Si tu veux des films communautaristes, les Afro-Américains en ont un paquet, notamment toutes les productions de Tyler Perry, non distribuées en France. Ce sont des films qui parlent de tout sauf de l'esclavage ou de la ségrégation (en fait la "communauté" n'a pas du tout envie de revivre ce qui a été sa condition pendant près de deux siècles). Ça y parle surtout des affreuses bonnes femmes qui se croient supérieures à leur mari parce qu'elles ont fait des études et c'est très régressif. Un film comme 12 Years A Slave avec son protagoniste noir plutôt passif qui n'arrive pas à se libérer par ses seules ressources, c'est donc tout sauf le message que cette communauté aime entendre.
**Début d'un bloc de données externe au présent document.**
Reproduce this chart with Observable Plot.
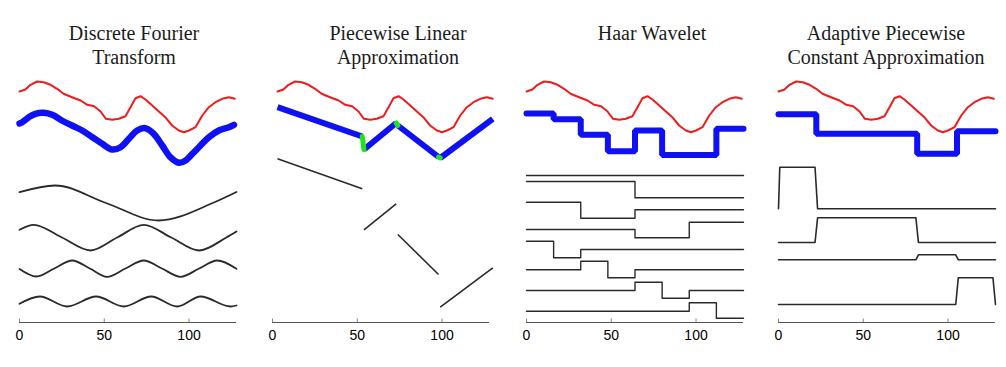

C'est vraiment préoccupant que "communautariste" devienne un terme équivoque voire un simple prétexte pour des allusions racistes sur certains forums non modérés comme ceux de Yahoo. "Communautariste", c'est comme "bobo", un terme qui sert surtout à décrédibiliser l'objet dont on parle. Là, c'est un film qui n'est pas fait par les descendants d'esclaves américains, mais on l'appréhende comme si Oprah Winfrey était derrière le projet...
Si tu veux voir à quoi sert aujourd'hui un mot comme "communautariste", va jeter un coup d'œil aux actus de Yahoo, ouvertes aux commentaires et absolument pas nettoyées par une modération quasi-inexistante, notamment l'actu faits divers ou "people". "Communautariste", ça fait partie des euphémismes utilisés par certaines personnes sur le forum, à côté de "chances pour la France" ou de "sionistes", par opposition aux gens qui seraient implicitement les "bons" Français, les Français de souche. Et je continue d'ailleurs à trouver curieux que, du fait de mes origines juives, j'appartiendrais à des "communautaristes" alors que ma famille est installée dans le nord-est de la France depuis 170 ans, soit plus longtemps que nombre de ces Français non-communautaristes. À croire que c'est plus facile de prendre souche quand on est un gland.